Attorney Judy Guice, arguing for the Corbans, said the ACC clause was inappropriately applied because wind and water are separate forces that cause different damage. ACC clauses in homeowner policies, she said, were meant to address damage resulting from a chain of forces, such as a leaking pipe leading to earth movement that then causes a home’s foundation to shift.
The 5th U.S. Circuit Court of Appeals has ruled that the ACC clause does apply to hurricanes, but the state’s high court has the ultimate say because insurance companies are state-regulated.
USAA attorney Greg Copeland told the Supreme Court the clause should apply, using the example of a window. If the glass could withstand pressure greater than wind or water alone could cause, but the combined forces broke the window, no coverage would exist, he said.
“We do not pay for damage caused or contributed to by storm surge flooding,” Copeland said. “That damage to the window would not have occurred but for storm surge flooding.”

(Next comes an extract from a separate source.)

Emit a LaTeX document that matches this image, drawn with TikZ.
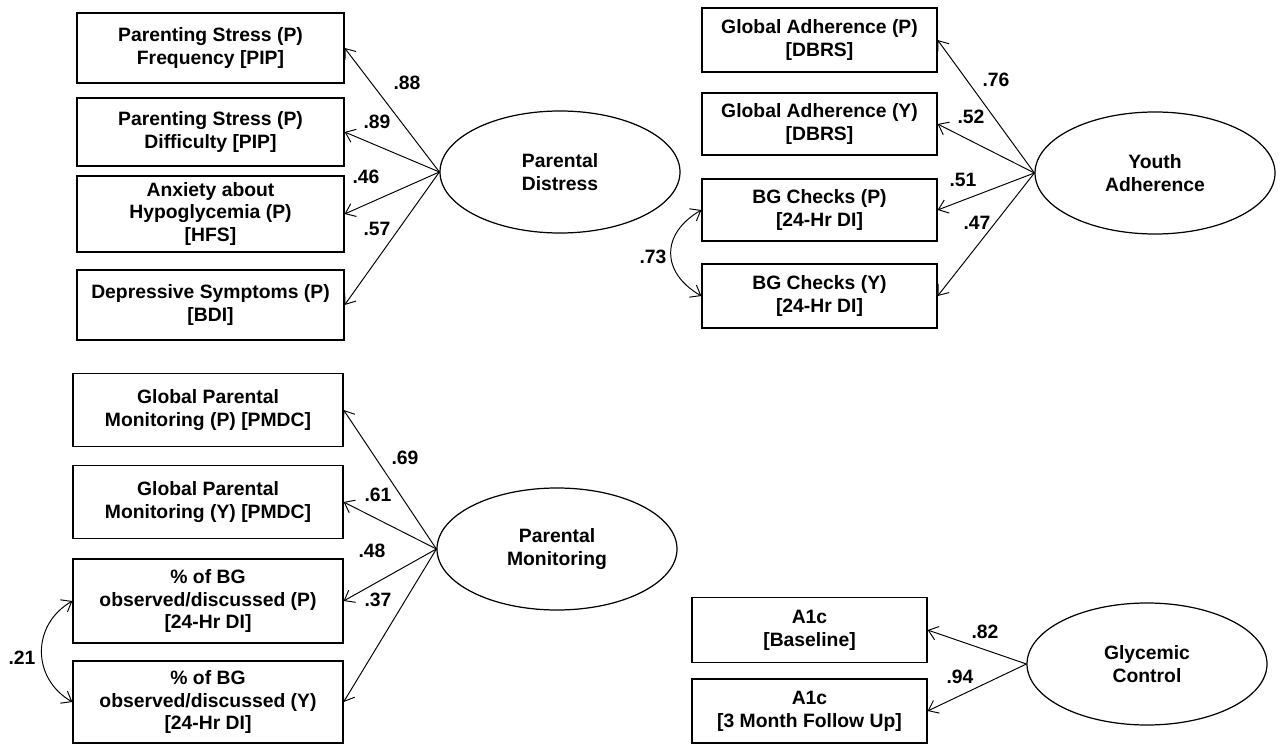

Nationwide was allowed to present arguments, as an interested party. Nationwide believes the ACC clause excludes coverage, regardless of wind damage, if tidal surge was sufficient to cause the loss.
Copeland also argued that USAA should be allowed to tell a jury the Corbans received policy limits for tidal surge damage through their flood policy. Guice argued the information would be prejudicial, especially since USAA adjusted the claim for the federal flood program, which waived proof of loss after Katrina in areas subjected to tidal surge.
Guice said USAA benefitted by paying out the federal government’s money, while USAA says the jury should be told about the flood payment if the policyholders allege their damage was from wind.
Circuit Court Judge Lisa Dodson asked for the Supreme Court opinion before the Corban case is tried. Once the court decides where the burden of proof lies, if the ACC clause applies to the loss and whether evidence of the flood payment can be submitted, the case will be set for trial.
The jury will decide, based on evidence presented, whether USAA should have covered damage to the Long Beach home of Magruder S. and Margaret Corban. The Corbans collected $39,972 on a USAA policy that exceeded $1 million in total coverage.